As the answer can be rather large, print it modulo 1000000007 (10⁹ + 7).

Examples

Input

?01???

Output

4

Input

?

Output

2

Input

**12

Output

0

Input

1

Output

0

Note

In the first test sample you can get the following correct fields: 001**1, 001***, 001*2*, 001*10.

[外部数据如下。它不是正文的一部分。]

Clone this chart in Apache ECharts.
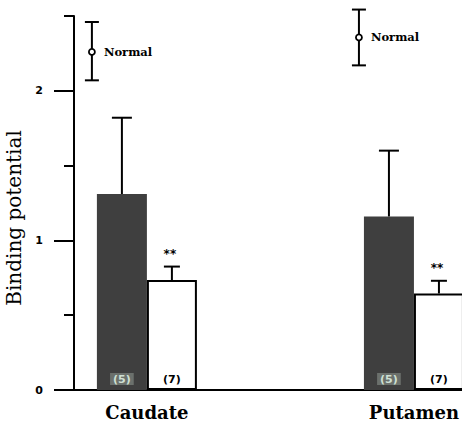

题意：给一串字符，‘0’表示该点左右都没有地雷，‘1’表示左右两边有一个，‘2’表示左右两边都有，'*'表示该点本身就是雷，‘？’表示该点情况不确定，现在题目问满足输入的不同情况有多少种；

思路：我们把每个点和他前面的点联系起来，类似递推；

解释几个标记：

       0：该点左右两边都没有雷；

       1：该点左边有雷；（1和2相当于把输入的‘1’这种情况展开）

       2：该点右边有雷；

       3：该点左右两边都有雷；

       4：该点自身为雷；

那么我们可以得到以下几个公式：

dp[i][0]=dp[i-1][1]+dp[i-1][0];(解释一下，如果i点左右两边都没有雷那么他前一个点的情况可以是左边有雷或者两边都没有雷，下面的类似)

dp[i][1]=dp[i-1][4];

dp[i][2]=dp[i-1][0]+dp[i-1][1];

dp[i][3]=dp[i-1][4];

dp[i][4]=dp[i-1][2]+dp[i-1][3]+dp[i-1][4];

两个特殊的点，第一个点和最后一个点，第一个点只可能是自身是雷或者不是雷，那么对应dp[0][0]=dp[0][2]=1；另外第一个数左边和最后一个数与哦变不会有雷，注意细节；

AC代码：

#include<iostream>
#include<iostream>
#include<cstdio>
#include<cstring>
#define mod 1000000007
using namespace std;
char str[1000010];
int dp[1000010][7];
int main()
{
    while(~scanf("%s",str+1))
    {
        int len=strlen(str+1),flag;
        memset(dp,0,sizeof(dp));
        dp[0][0]=dp[0][2]=1;
        for(int i=1;i<=len;i++)
        {
            flag=str[i]=='?'?1:0;//为'?'则每种情况都要算上
            if(flag||str[i]=='0')
            {
                dp[i][0]=(dp[i][0]+dp[i-1][1])%mod;
                dp[i][0]=(dp[i][0]+dp[i-1][0])%mod;
            }
            if(flag||str[i]=='1')
            {
                dp[i][1]=(dp[i][1]+dp[i-1][4])%mod;
                dp[i][2]=(dp[i][2]+dp[i-1][0])%mod;
                dp[i][2]=(dp[i][2]+dp[i-1][1])%mod;
            }
            if(flag||str[i]=='2')
            {
                dp[i][3]=(dp[i][3]+dp[i-1][4])%mod;
            }
            if(flag||str[i]=='*')
            {
                dp[i][4]=(dp[i][4]+dp[i-1][2])%mod;
                dp[i][4]=(dp[i][4]+dp[i-1][3])%mod;
                dp[i][4]=(dp[i][4]+dp[i-1][4])%mod;
            }
        }
        int ans=0;
        flag=str[len]=='?'?1:0;//最后一个数不会出现右边有雷的情况（这里别忘了取模。。。）
        if(flag||str[len]=='0') ans=(ans+dp[len][0])%mod;
        if(flag||str[len]=='1') ans=(ans+dp[len][1])%mod;
        if(flag||str[len]=='*') ans=(ans+dp[len][4])%mod;
        printf("%d\n",ans);
    }
    return 0;
}